Later that afternoon, still smiling at the vision of Cliff’s face when he saw her jazzy outfit, Stella heard him return from his weekly trip to the allotment. As usual, he shouted hello before heading upstairs for a shower, and was soon singing at the top of his voice. He only did that when he was in a good mood, so what had changed, she wondered?
Hearing the bathroom door open, Stella shouted up the stairs. “I’ve made a shepherd’s pie, and jam roly-poly for…” She froze as her husband appeared on the landing. “Cliff! What on earth are you wearing?”
“It’s the latest sportswear for the – er, mature man. I got it from the chain store in town.”
The black Lycra top had a bright lemon stripe running down one side with a matching stripe on the tight, knee-length, shorts. His fluorescent trainers were yellow with black stripes, and, in his hand, he held a vivid orange water bottle.
It was Stella’s turn to look aghast
“I hope you’re not going out like that! Are you trying to get your own back or something?”
“No, but if you’re going to get fit, I might as well join you at the gym. Besides, I’ll be able to see if the fellas try to eye you up.”
“Eye me up? At my age?” Stella couldn’t believe her ears. “I thought you said I looked daft?”
“I was only jealous. OK, so folks at the gym might think you’ve brought your father with you, but I can handle that.” Cliff leant forward and ruffled her hair. “You’re beautiful but you’ve never believed it, have you? Our Rosie’s just the same. Pretty as a picture but blow me if she doesn’t know it either.”

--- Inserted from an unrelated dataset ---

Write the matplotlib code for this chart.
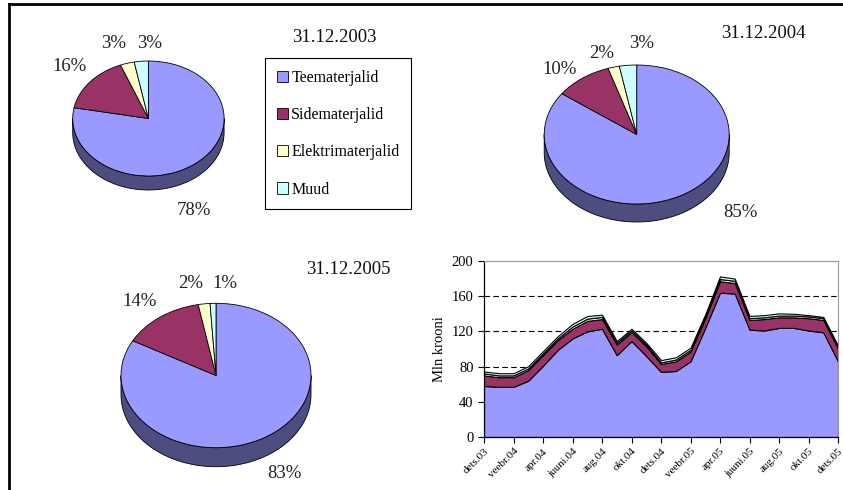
import numpy as np
import matplotlib
matplotlib.use("Agg")
import matplotlib.pyplot as plt
from matplotlib.patches import Polygon, Patch
from matplotlib.lines import Line2D

plt.rcParams['font.family'] = ['Liberation Serif', 'DejaVu Serif']

W, H = 843, 490

# --- data ---
categories = ['Teematerjalid', 'Sidematerjalid', 'Elektrimaterjalid', 'Muud']
colors = ['#9999ff', '#993366', '#ffffcc', '#ccffff']

pie_2003 = [78, 16, 3, 3]
pie_2004 = [85, 10, 2, 3]
pie_2005 = [83, 14, 2, 1]

# monthly stock, Mln krooni, dets.03 .. dets.05
tee = [58, 57, 57, 64, 81, 99, 112, 120, 123, 93, 109, 92, 74,
       75, 86, 124, 164, 163, 122, 121, 124, 124, 121, 119, 86]
side = [12, 11, 11, 12, 12, 11, 11, 12, 11, 12, 10, 11, 9,
        11, 11, 11, 13, 12, 11, 13, 12, 12, 14, 14, 14.5]
elek = [2.2, 2, 2, 2, 2, 2, 2.5, 2.5, 2.5, 2, 2, 2, 1.8,
        2, 2, 2, 2.5, 2.5, 2, 2, 2, 2, 2, 2, 2.2]
muud = [2.2, 2.5, 2.5, 2.5, 2.5, 2.5, 3, 3, 2.5, 2, 2, 2, 2.6,
        2.5, 2.5, 2.5, 3, 2.5, 2.5, 2.5, 2.5, 2, 1.5, 1.5, 1]
tick_labels = ['dets.03', 'veebr.04', 'apr.04', 'juuni.04', 'aug.04', 'okt.04',
               'dets.04', 'veebr.05', 'apr.05', 'juuni.05', 'aug.05', 'okt.05',
               'dets.05']

fig = plt.figure(figsize=(W / 100, H / 100), dpi=100)


def draw_pie(shares, cx, cy, a, b, depth, label_xy, title, title_xy):
    L = 1.5
    ax = fig.add_axes([(cx - L * a) / W, 1 - (cy + L * b) / H,
                       2 * L * a / W, 2 * L * b / H])
    wedges, _ = ax.pie(shares, colors=colors, startangle=90, counterclock=False,
                       radius=1, wedgeprops=dict(edgecolor='black', linewidth=0.6))
    ax.set_aspect('auto')
    ax.set_xlim(-L, L)
    ax.set_ylim(-L, L)
    ax.axis('off')
    d = depth / b
    # visible front rim of each wedge (angles in -180..0 or 180..360)
    for w, c in zip(wedges, colors):
        for lo, hi in [(-180, 0), (180, 360)]:
            t1, t2 = max(w.theta1, lo), min(w.theta2, hi)
            if t2 <= t1:
                continue
            t = np.radians(np.linspace(t1, t2, 80))
            xs = np.concatenate([np.cos(t), np.cos(t[::-1])])
            ys = np.concatenate([np.sin(t), np.sin(t[::-1]) - d])
            dark = tuple(v * 0.5 for v in matplotlib.colors.to_rgb(c))
            ax.add_patch(Polygon(np.column_stack([xs, ys]), closed=True,
                                 facecolor=dark, edgecolor='black',
                                 linewidth=0.6, zorder=0.5))
    for v, (px, py) in zip(shares, label_xy):
        fig.text(px / W, 1 - py / H, f"{v}%", ha='center', va='center',
                 fontsize=13.5, color='#222222')
    fig.text(title_xy[0] / W, 1 - title_xy[1] / H, title, ha='center',
             va='center', fontsize=13.5, color='#111111')


draw_pie(pie_2003, 148.4, 118.5, 75.7, 57.5, 14,
         [(194, 210), (70, 66), (114, 44), (150, 44)],
         '31.12.2003', (334, 37))
draw_pie(pie_2004, 636.7, 134.5, 92.5, 69.5, 18,
         [(740, 212), (560, 69), (602, 53), (642, 44)],
         '31.12.2004', (763, 34))
draw_pie(pie_2005, 216, 375.5, 95, 72.2, 19,
         [(284, 473), (140, 301), (191, 284), (225, 284)],
         '31.12.2005', (348, 269))

# legend
handles = [Patch(facecolor=c, edgecolor='black', linewidth=0.6) for c in colors]
leg = fig.legend(handles, categories, loc='upper left',
                 bbox_to_anchor=(265 / W, 1 - 58.3 / H), borderaxespad=0,
                 fontsize=11.5, frameon=True, fancybox=False, edgecolor='black',
                 framealpha=1, handlelength=0.72, handleheight=0.72,
                 handletextpad=0.2, labelspacing=1.33, borderpad=0.72)
leg.get_frame().set_linewidth(0.8)

# area chart
ax = fig.add_axes([484 / W, 1 - 437 / H, 354 / W, 176 / H])
months = np.arange(len(tee))
ax.stackplot(months, tee, side, elek, muud, colors=colors,
             edgecolor='black', linewidth=0.8, zorder=2)
ax.set_xlim(0, len(tee) - 1)
ax.set_ylim(0, 200)
ax.set_yticks(np.arange(0, 201, 40))
ax.set_xticks(months[::2])
ax.set_xticklabels(tick_labels, rotation=45, ha='right', rotation_mode='anchor',
                   fontsize=8)
ax.tick_params(axis='y', labelsize=10.5, length=4, width=0.8)
ax.tick_params(axis='x', length=4, width=0.8, pad=3)
for y in [40, 80, 120, 160]:
    ax.axhline(y, color='black', linewidth=0.8, linestyle=(0, (5, 3)), zorder=1)
ax.set_ylabel('Mln krooni', fontsize=10.5, labelpad=4)
for s in ['top', 'right']:
    ax.spines[s].set_color('#999999')
ax.spines['left'].set_linewidth(0.9)
ax.spines['bottom'].set_linewidth(0.9)

# page frame (top and left edges)
fig.add_artist(Line2D([9 / W, 1], [1 - 4.5 / H, 1 - 4.5 / H], color='black',
                      linewidth=2, transform=fig.transFigure))
fig.add_artist(Line2D([9 / W, 9 / W], [1 - 4.5 / H, 0], color='black',
                      linewidth=2, transform=fig.transFigure))

fig.savefig('out.png', dpi=100)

Stella smiled. Rosie had done well at school but decided not to go to college like some of her friends. Instead, she got a job in the local builder’s office where she met Tim. They were married three years later. These days Rosie sold houses on a new development in town while her husband worked round the clock as a painter and decorator.
Best thing we ever did, having that daughter of ours.
Cliff was still talking. “A sister would have been nice, of course, but you can’t improve on perfection.”
“A sister?” Stella gasped. “I always thought you wanted a son?”
“You do too much thinking, that’s your problem. Show me a man who doesn’t want daughters, despite all the macho talk.” He bent down and tightened his laces. “I’m sorry we never got a second chance. I know how much it would have meant to you.”
Stella’s heart flipped over. All these years she believed her husband had wanted a son. If only she’d had the courage to ask how he felt.
Out loud she said, “If you really want to come to the gym, there’s cycling for the over seventies on Monday afternoons. And talking of daughters, Rosie rang when you were out.” Stella couldn’t keep the smile off her face. “She’s having a baby. They found out yesterday. Isn’t it wonderful?”
Cliff stopped in his tracks, a wide grin spreading across his face. “It’s more than wonderful. It’s the best news we’ve had in a very long time.” Throwing his arms around Stella, Cliff lifted her off the ground, whooping with joy. “I’ll have to join the gym now, to get fit for our grandchild.”
“OK – on one condition.”
“Anything. Just name it.”
“Get rid of that citrus stuff, will you, love? Stop trying to hide your age.”
“It’s a deal.” Cliff nodded. “You can take the whole lot to the charity shop. To tell you the truth, it makes me feel a right lemon! Now, what did you say was for tea?”